Chicken Chop is not ‘Western Food’.
After slightly over six months working away in Malaysia, it’s time for us to part ways. That’s not to say I won’t be back for certain, who knows what way things will go from here, but it does mean that for now at least, I won’t be enduring the major sweat-inducing heat on my way to work every morning, nor will my walk home be largely dominated by trying to avoid taxi drivers trying to offer me a ride or massage girls also trying to offer me…services. It also means that the maintenance of air conditioning units will very shortly not be of any concern to me anymore, whereas just two weeks ago not only was it top of my agenda, but it was also causing me a number of very restless nights, and very cranky mornings. No more swimming pool ‘downstairs’ in my building, no more table tennis and no more real, authentic, delicious and yet incredibly cheap food. In Ireland we say ‘wow that’s great value’ when you get a sandwich for less than around 3 Euro. The thought now of spending that amount and not receiving a full meal, rice and a drink brings me nearly to tears.
And whether we like it or not at home, our food really can be sometimes quite bland. I’ve tasted some things that have been so awful I’ve wanted to cry – but I’ve tasted some things that are so good that I wish we had them back home. But one thing’s always a constant and that is that everything here is jam-packed with flavour.

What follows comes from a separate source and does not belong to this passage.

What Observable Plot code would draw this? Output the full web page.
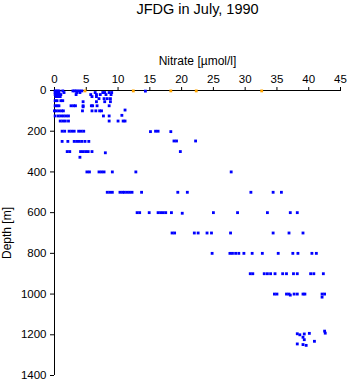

But there’s certainly been downsides – while I’ve been here, I’ve been pick pocketed and been attacked for my camera, while Anna’s phone has been robbed among countless other minor crime incidents we know of. If there really does turn out to be more cops on the streets and a proper transport system in place that leads to more people abandoning their cars and less of the current situation where the traffic gets worse seemingly by the day, then that’ll be a great job well done. 6 months is a long time to be stuck somewhere, and it gives you a much better chance to learn about a country than you could ever do by just visiting for holidays. If I’d visited for a holiday, as I had done beforehand, then I’d never have known about such treasures as ‘Yut Kee’ restaurant, nor about proper Malay food, nor about the traffic or the way things inexplicably sometimes don’t work and nobody really cares.
But at the end of the day, it’s still a place to be and has offered me (right now) much more opportunities for work and money and travel than Ireland seems to be able to offer to anyone recently graduated. In many ways, it’s really made me quite angry towards my own country that we can’t offer any sort of value for money (even now), our country’s up the spout, hardly any politicians seem to even have a clue quite how bad and how serious things are, nobody’s to blame and the best option for so many graduates, professionals and families really is to get as far away as possible. But then it also makes you realise that some places – incidentally, many of the less-stagnant economies in the world right now – are the ones that are open and welcoming.
Even whereas Ireland (if there is a job going) wants you to have a list of degrees and masters and qualifications as long as your arm, people here are willing to give you a shot if you really think you’re up to the job – if you’re not, you can bet you’ll be told. Couple that with the delicious food, the lifestyle to a certain extent and the possibility to earn money if you play your cards right and there’s things I’ll miss, for sure.
So for now, armed with all my luggage, my wooden gecko I got at Central Market, and the knowledge of what a chicken chop should taste like, it’s time to say goodbye Malaysia, thanks for the adventure, the experience and the journey.
Oh, and one more thing. Chicken Chop doesn’t belong in the ‘Western Food’ section of any menu; I never even heard of it until I came to Malaysia. Thanks.